Raw data ::
>> START

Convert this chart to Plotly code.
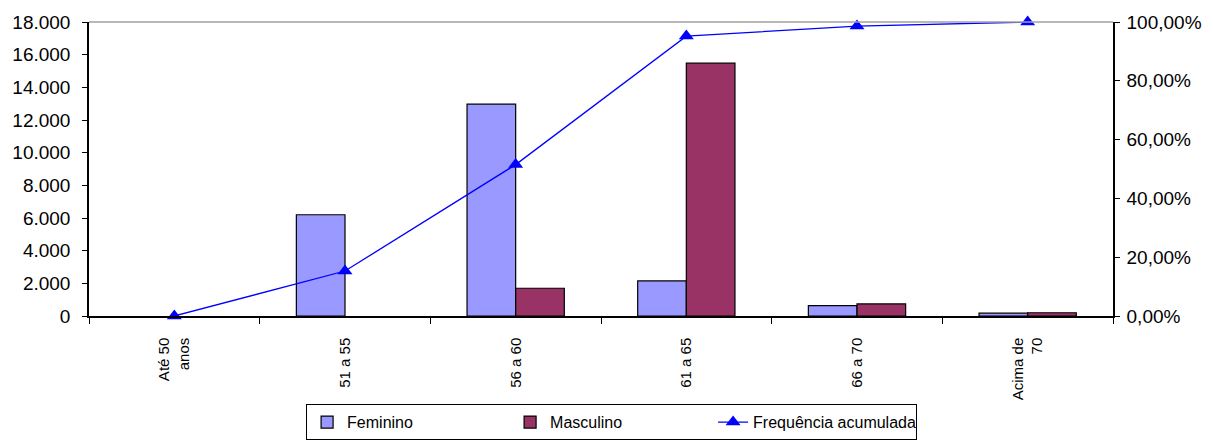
import plotly.graph_objects as go

categories = ["Até 50<br>anos", "51 a 55", "56 a 60", "61 a 65", "66 a 70", "Acima de<br>70"]
feminino = [None, 6200, 12970, 2150, 640, 170]
masculino = [None, None, 1700, 15480, 740, 200]
freq_acumulada = [0.0, 15.3, 51.5, 95.2, 98.6, 100.0]

FONT = "Liberation Sans"

fig = go.Figure()
fig.add_trace(go.Bar(
    x=categories, y=feminino, name="Feminino",
    marker=dict(color="#9999FF", line=dict(color="black", width=1.2)),
))
fig.add_trace(go.Bar(
    x=categories, y=masculino, name="Masculino",
    marker=dict(color="#993366", line=dict(color="black", width=1.2)),
))
fig.add_trace(go.Scatter(
    x=categories, y=freq_acumulada, name="Frequência acumulada", yaxis="y2",
    mode="lines+markers", cliponaxis=False,
    line=dict(color="#0000FF", width=1.3),
    marker=dict(symbol="triangle-up", size=13, color="#0000FF"),
))

fig.update_layout(
    width=1205, height=440,
    margin=dict(l=81, r=100, t=14, b=132, autoexpand=False),
    paper_bgcolor="white", plot_bgcolor="white",
    separators=",.",
    barmode="group", bargap=0.43, bargroupgap=0,
    font=dict(family=FONT, color="black", size=18),
    showlegend=True,
    legend=dict(
        orientation="h", x=0.212, xanchor="left", y=-0.30, yanchor="top",
        bordercolor="black", borderwidth=1, bgcolor="white",
        font=dict(family=FONT, size=16, color="black"),
        entrywidth=158, traceorder="normal",
    ),
    xaxis=dict(
        type="category", showline=True, linecolor="black", linewidth=1.5,
        ticks="outside", ticklen=6, tickcolor="black", tickson="boundaries",
        tickangle=-90, tickfont=dict(size=15, family=FONT),
        showgrid=False, zeroline=False, ticklabelstandoff=14, automargin=False,
    ),
    yaxis=dict(
        range=[0, 18000], dtick=2000, tickformat=",.0f",
        showline=True, linecolor="black", linewidth=1.5,
        ticks="outside", ticklen=5, tickcolor="black", ticklabelstandoff=8,
        showgrid=False, zeroline=False, tickfont=dict(size=19, family=FONT),
        automargin=False,
    ),
    yaxis2=dict(
        range=[0, 100], dtick=20, tickformat=".2f", ticksuffix="%",
        overlaying="y", side="right",
        showline=True, linecolor="black", linewidth=1.5,
        ticks="outside", ticklen=5, tickcolor="black", ticklabelstandoff=3,
        showgrid=False, zeroline=False, tickfont=dict(size=19, family=FONT),
        automargin=False,
    ),
    shapes=[dict(type="line", xref="paper", yref="paper", x0=0, x1=1, y0=1, y1=1,
                 line=dict(color="#A0A0A0", width=1.5))],
)

fig.write_html("out.html")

>> END

Written instruction ::
Take the listing and print it again exactly, but without any pictures.

Exercise answer ::
Convert this chart to Plotly code.
import plotly.graph_objects as go

categories = ["Até 50<br>anos", "51 a 55", "56 a 60", "61 a 65", "66 a 70", "Acima de<br>70"]
feminino = [None, 6200, 12970, 2150, 640, 170]
masculino = [None, None, 1700, 15480, 740, 200]
freq_acumulada = [0.0, 15.3, 51.5, 95.2, 98.6, 100.0]

FONT = "Liberation Sans"

fig = go.Figure()
fig.add_trace(go.Bar(
    x=categories, y=feminino, name="Feminino",
    marker=dict(color="#9999FF", line=dict(color="black", width=1.2)),
))
fig.add_trace(go.Bar(
    x=categories, y=masculino, name="Masculino",
    marker=dict(color="#993366", line=dict(color="black", width=1.2)),
))
fig.add_trace(go.Scatter(
    x=categories, y=freq_acumulada, name="Frequência acumulada", yaxis="y2",
    mode="lines+markers", cliponaxis=False,
    line=dict(color="#0000FF", width=1.3),
    marker=dict(symbol="triangle-up", size=13, color="#0000FF"),
))

fig.update_layout(
    width=1205, height=440,
    margin=dict(l=81, r=100, t=14, b=132, autoexpand=False),
    paper_bgcolor="white", plot_bgcolor="white",
    separators=",.",
    barmode="group", bargap=0.43, bargroupgap=0,
    font=dict(family=FONT, color="black", size=18),
    showlegend=True,
    legend=dict(
        orientation="h", x=0.212, xanchor="left", y=-0.30, yanchor="top",
        bordercolor="black", borderwidth=1, bgcolor="white",
        font=dict(family=FONT, size=16, color="black"),
        entrywidth=158, traceorder="normal",
    ),
    xaxis=dict(
        type="category", showline=True, linecolor="black", linewidth=1.5,
        ticks="outside", ticklen=6, tickcolor="black", tickson="boundaries",
        tickangle=-90, tickfont=dict(size=15, family=FONT),
        showgrid=False, zeroline=False, ticklabelstandoff=14, automargin=False,
    ),
    yaxis=dict(
        range=[0, 18000], dtick=2000, tickformat=",.0f",
        showline=True, linecolor="black", linewidth=1.5,
        ticks="outside", ticklen=5, tickcolor="black", ticklabelstandoff=8,
        showgrid=False, zeroline=False, tickfont=dict(size=19, family=FONT),
        automargin=False,
    ),
    yaxis2=dict(
        range=[0, 100], dtick=20, tickformat=".2f", ticksuffix="%",
        overlaying="y", side="right",
        showline=True, linecolor="black", linewidth=1.5,
        ticks="outside", ticklen=5, tickcolor="black", ticklabelstandoff=3,
        showgrid=False, zeroline=False, tickfont=dict(size=19, family=FONT),
        automargin=False,
    ),
    shapes=[dict(type="line", xref="paper", yref="paper", x0=0, x1=1, y0=1, y1=1,
                 line=dict(color="#A0A0A0", width=1.5))],
)

fig.write_html("out.html")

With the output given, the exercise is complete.